** start of MATERIAL SUPPLIED **

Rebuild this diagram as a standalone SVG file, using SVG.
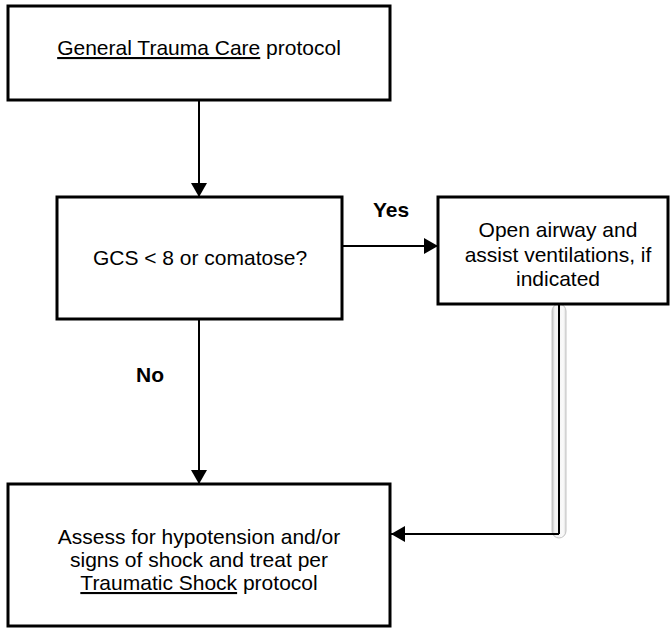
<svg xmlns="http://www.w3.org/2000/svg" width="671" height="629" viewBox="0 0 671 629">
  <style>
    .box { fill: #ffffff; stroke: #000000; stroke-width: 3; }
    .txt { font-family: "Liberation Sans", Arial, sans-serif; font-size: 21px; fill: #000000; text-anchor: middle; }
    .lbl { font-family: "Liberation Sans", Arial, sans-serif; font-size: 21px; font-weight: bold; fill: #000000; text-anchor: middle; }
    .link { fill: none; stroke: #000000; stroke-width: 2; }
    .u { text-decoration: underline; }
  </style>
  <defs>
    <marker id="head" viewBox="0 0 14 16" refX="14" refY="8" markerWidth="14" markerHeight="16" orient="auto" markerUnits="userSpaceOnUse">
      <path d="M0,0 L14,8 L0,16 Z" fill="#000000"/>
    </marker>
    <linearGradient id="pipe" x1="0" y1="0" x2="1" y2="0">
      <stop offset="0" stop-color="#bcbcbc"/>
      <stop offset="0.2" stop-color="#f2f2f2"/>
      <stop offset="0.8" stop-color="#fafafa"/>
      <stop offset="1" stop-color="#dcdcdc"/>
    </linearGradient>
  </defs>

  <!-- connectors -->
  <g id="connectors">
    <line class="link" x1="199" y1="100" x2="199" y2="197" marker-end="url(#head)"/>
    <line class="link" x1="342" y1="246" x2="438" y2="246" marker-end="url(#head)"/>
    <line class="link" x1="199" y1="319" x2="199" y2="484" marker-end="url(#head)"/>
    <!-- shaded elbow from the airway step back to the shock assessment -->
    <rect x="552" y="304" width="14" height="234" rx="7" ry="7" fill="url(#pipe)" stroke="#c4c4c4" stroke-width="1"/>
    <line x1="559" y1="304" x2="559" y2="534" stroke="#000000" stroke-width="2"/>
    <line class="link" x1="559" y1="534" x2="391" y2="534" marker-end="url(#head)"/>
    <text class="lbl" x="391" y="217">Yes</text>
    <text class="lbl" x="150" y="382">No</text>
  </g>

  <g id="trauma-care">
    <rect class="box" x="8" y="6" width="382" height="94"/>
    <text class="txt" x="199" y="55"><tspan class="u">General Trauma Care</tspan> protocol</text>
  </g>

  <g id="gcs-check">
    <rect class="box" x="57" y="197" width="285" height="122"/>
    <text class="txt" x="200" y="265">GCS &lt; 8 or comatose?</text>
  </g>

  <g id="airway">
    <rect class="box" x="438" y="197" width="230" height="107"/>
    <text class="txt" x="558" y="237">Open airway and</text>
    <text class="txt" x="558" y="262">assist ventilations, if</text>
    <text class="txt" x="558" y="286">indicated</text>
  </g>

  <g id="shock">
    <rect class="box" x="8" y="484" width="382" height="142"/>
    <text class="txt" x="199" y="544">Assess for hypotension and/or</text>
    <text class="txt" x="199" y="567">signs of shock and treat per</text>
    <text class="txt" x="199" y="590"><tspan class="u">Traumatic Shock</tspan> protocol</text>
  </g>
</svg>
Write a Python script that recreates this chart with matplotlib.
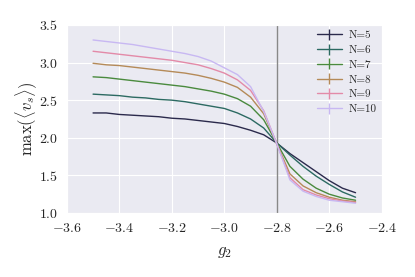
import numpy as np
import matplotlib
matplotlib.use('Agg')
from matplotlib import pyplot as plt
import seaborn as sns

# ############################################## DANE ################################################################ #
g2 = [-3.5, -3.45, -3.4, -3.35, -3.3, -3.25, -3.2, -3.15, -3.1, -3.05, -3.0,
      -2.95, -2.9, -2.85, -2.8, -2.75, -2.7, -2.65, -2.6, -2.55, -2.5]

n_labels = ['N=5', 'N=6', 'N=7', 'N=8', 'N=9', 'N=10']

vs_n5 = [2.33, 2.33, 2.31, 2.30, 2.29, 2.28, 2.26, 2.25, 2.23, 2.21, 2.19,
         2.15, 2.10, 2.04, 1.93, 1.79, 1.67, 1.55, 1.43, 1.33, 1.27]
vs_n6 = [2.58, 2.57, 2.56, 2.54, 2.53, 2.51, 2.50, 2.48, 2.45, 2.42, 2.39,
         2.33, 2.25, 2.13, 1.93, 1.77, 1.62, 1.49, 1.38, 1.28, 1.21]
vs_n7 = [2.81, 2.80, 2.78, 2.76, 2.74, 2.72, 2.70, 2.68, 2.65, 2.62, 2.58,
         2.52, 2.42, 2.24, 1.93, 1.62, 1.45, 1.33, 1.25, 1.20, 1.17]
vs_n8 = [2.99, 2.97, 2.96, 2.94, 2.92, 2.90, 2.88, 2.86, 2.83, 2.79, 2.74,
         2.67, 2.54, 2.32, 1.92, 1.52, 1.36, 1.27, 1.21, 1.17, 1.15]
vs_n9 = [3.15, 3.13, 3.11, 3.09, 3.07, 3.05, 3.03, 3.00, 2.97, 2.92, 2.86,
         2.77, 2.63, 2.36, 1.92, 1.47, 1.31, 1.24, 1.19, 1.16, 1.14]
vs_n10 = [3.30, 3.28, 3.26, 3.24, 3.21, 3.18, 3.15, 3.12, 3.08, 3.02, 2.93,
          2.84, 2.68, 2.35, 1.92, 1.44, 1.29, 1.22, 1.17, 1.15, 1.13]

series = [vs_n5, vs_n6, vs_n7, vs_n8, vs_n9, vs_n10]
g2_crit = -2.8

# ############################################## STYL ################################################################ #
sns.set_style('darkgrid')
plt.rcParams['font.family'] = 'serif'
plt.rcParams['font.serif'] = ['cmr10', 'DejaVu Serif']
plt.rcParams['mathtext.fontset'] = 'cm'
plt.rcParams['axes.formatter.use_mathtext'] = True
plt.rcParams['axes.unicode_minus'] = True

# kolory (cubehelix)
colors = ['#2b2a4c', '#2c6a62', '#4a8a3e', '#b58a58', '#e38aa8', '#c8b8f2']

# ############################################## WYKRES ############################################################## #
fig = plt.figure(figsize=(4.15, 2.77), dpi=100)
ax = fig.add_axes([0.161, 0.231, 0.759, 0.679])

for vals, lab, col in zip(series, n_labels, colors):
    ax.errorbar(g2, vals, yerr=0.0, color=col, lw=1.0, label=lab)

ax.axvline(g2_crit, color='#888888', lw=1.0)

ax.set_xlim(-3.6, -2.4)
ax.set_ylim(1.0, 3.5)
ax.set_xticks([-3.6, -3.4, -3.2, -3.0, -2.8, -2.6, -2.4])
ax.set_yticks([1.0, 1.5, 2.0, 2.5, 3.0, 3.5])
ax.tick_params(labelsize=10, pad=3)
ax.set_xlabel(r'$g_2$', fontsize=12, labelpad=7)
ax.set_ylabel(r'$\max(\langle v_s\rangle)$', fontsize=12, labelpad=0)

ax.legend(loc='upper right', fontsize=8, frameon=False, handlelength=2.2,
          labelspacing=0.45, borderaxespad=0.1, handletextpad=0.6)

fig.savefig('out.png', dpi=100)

** end of MATERIAL SUPPLIED **

EXERCISE DESCRIPTION: Write the records out once more, exactly as they appear, with no pictures.

FULL ANSWER:
Rebuild this diagram as a standalone SVG file, using SVG.
<svg xmlns="http://www.w3.org/2000/svg" width="671" height="629" viewBox="0 0 671 629">
  <style>
    .box { fill: #ffffff; stroke: #000000; stroke-width: 3; }
    .txt { font-family: "Liberation Sans", Arial, sans-serif; font-size: 21px; fill: #000000; text-anchor: middle; }
    .lbl { font-family: "Liberation Sans", Arial, sans-serif; font-size: 21px; font-weight: bold; fill: #000000; text-anchor: middle; }
    .link { fill: none; stroke: #000000; stroke-width: 2; }
    .u { text-decoration: underline; }
  </style>
  <defs>
    <marker id="head" viewBox="0 0 14 16" refX="14" refY="8" markerWidth="14" markerHeight="16" orient="auto" markerUnits="userSpaceOnUse">
      <path d="M0,0 L14,8 L0,16 Z" fill="#000000"/>
    </marker>
    <linearGradient id="pipe" x1="0" y1="0" x2="1" y2="0">
      <stop offset="0" stop-color="#bcbcbc"/>
      <stop offset="0.2" stop-color="#f2f2f2"/>
      <stop offset="0.8" stop-color="#fafafa"/>
      <stop offset="1" stop-color="#dcdcdc"/>
    </linearGradient>
  </defs>

  <!-- connectors -->
  <g id="connectors">
    <line class="link" x1="199" y1="100" x2="199" y2="197" marker-end="url(#head)"/>
    <line class="link" x1="342" y1="246" x2="438" y2="246" marker-end="url(#head)"/>
    <line class="link" x1="199" y1="319" x2="199" y2="484" marker-end="url(#head)"/>
    <!-- shaded elbow from the airway step back to the shock assessment -->
    <rect x="552" y="304" width="14" height="234" rx="7" ry="7" fill="url(#pipe)" stroke="#c4c4c4" stroke-width="1"/>
    <line x1="559" y1="304" x2="559" y2="534" stroke="#000000" stroke-width="2"/>
    <line class="link" x1="559" y1="534" x2="391" y2="534" marker-end="url(#head)"/>
    <text class="lbl" x="391" y="217">Yes</text>
    <text class="lbl" x="150" y="382">No</text>
  </g>

  <g id="trauma-care">
    <rect class="box" x="8" y="6" width="382" height="94"/>
    <text class="txt" x="199" y="55"><tspan class="u">General Trauma Care</tspan> protocol</text>
  </g>

  <g id="gcs-check">
    <rect class="box" x="57" y="197" width="285" height="122"/>
    <text class="txt" x="200" y="265">GCS &lt; 8 or comatose?</text>
  </g>

  <g id="airway">
    <rect class="box" x="438" y="197" width="230" height="107"/>
    <text class="txt" x="558" y="237">Open airway and</text>
    <text class="txt" x="558" y="262">assist ventilations, if</text>
    <text class="txt" x="558" y="286">indicated</text>
  </g>

  <g id="shock">
    <rect class="box" x="8" y="484" width="382" height="142"/>
    <text class="txt" x="199" y="544">Assess for hypotension and/or</text>
    <text class="txt" x="199" y="567">signs of shock and treat per</text>
    <text class="txt" x="199" y="590"><tspan class="u">Traumatic Shock</tspan> protocol</text>
  </g>
</svg>
Write a Python script that recreates this chart with matplotlib.
import numpy as np
import matplotlib
matplotlib.use('Agg')
from matplotlib import pyplot as plt
import seaborn as sns

# ############################################## DANE ################################################################ #
g2 = [-3.5, -3.45, -3.4, -3.35, -3.3, -3.25, -3.2, -3.15, -3.1, -3.05, -3.0,
      -2.95, -2.9, -2.85, -2.8, -2.75, -2.7, -2.65, -2.6, -2.55, -2.5]

n_labels = ['N=5', 'N=6', 'N=7', 'N=8', 'N=9', 'N=10']

vs_n5 = [2.33, 2.33, 2.31, 2.30, 2.29, 2.28, 2.26, 2.25, 2.23, 2.21, 2.19,
         2.15, 2.10, 2.04, 1.93, 1.79, 1.67, 1.55, 1.43, 1.33, 1.27]
vs_n6 = [2.58, 2.57, 2.56, 2.54, 2.53, 2.51, 2.50, 2.48, 2.45, 2.42, 2.39,
         2.33, 2.25, 2.13, 1.93, 1.77, 1.62, 1.49, 1.38, 1.28, 1.21]
vs_n7 = [2.81, 2.80, 2.78, 2.76, 2.74, 2.72, 2.70, 2.68, 2.65, 2.62, 2.58,
         2.52, 2.42, 2.24, 1.93, 1.62, 1.45, 1.33, 1.25, 1.20, 1.17]
vs_n8 = [2.99, 2.97, 2.96, 2.94, 2.92, 2.90, 2.88, 2.86, 2.83, 2.79, 2.74,
         2.67, 2.54, 2.32, 1.92, 1.52, 1.36, 1.27, 1.21, 1.17, 1.15]
vs_n9 = [3.15, 3.13, 3.11, 3.09, 3.07, 3.05, 3.03, 3.00, 2.97, 2.92, 2.86,
         2.77, 2.63, 2.36, 1.92, 1.47, 1.31, 1.24, 1.19, 1.16, 1.14]
vs_n10 = [3.30, 3.28, 3.26, 3.24, 3.21, 3.18, 3.15, 3.12, 3.08, 3.02, 2.93,
          2.84, 2.68, 2.35, 1.92, 1.44, 1.29, 1.22, 1.17, 1.15, 1.13]

series = [vs_n5, vs_n6, vs_n7, vs_n8, vs_n9, vs_n10]
g2_crit = -2.8

# ############################################## STYL ################################################################ #
sns.set_style('darkgrid')
plt.rcParams['font.family'] = 'serif'
plt.rcParams['font.serif'] = ['cmr10', 'DejaVu Serif']
plt.rcParams['mathtext.fontset'] = 'cm'
plt.rcParams['axes.formatter.use_mathtext'] = True
plt.rcParams['axes.unicode_minus'] = True

# kolory (cubehelix)
colors = ['#2b2a4c', '#2c6a62', '#4a8a3e', '#b58a58', '#e38aa8', '#c8b8f2']

# ############################################## WYKRES ############################################################## #
fig = plt.figure(figsize=(4.15, 2.77), dpi=100)
ax = fig.add_axes([0.161, 0.231, 0.759, 0.679])

for vals, lab, col in zip(series, n_labels, colors):
    ax.errorbar(g2, vals, yerr=0.0, color=col, lw=1.0, label=lab)

ax.axvline(g2_crit, color='#888888', lw=1.0)

ax.set_xlim(-3.6, -2.4)
ax.set_ylim(1.0, 3.5)
ax.set_xticks([-3.6, -3.4, -3.2, -3.0, -2.8, -2.6, -2.4])
ax.set_yticks([1.0, 1.5, 2.0, 2.5, 3.0, 3.5])
ax.tick_params(labelsize=10, pad=3)
ax.set_xlabel(r'$g_2$', fontsize=12, labelpad=7)
ax.set_ylabel(r'$\max(\langle v_s\rangle)$', fontsize=12, labelpad=0)

ax.legend(loc='upper right', fontsize=8, frameon=False, handlelength=2.2,
          labelspacing=0.45, borderaxespad=0.1, handletextpad=0.6)

fig.savefig('out.png', dpi=100)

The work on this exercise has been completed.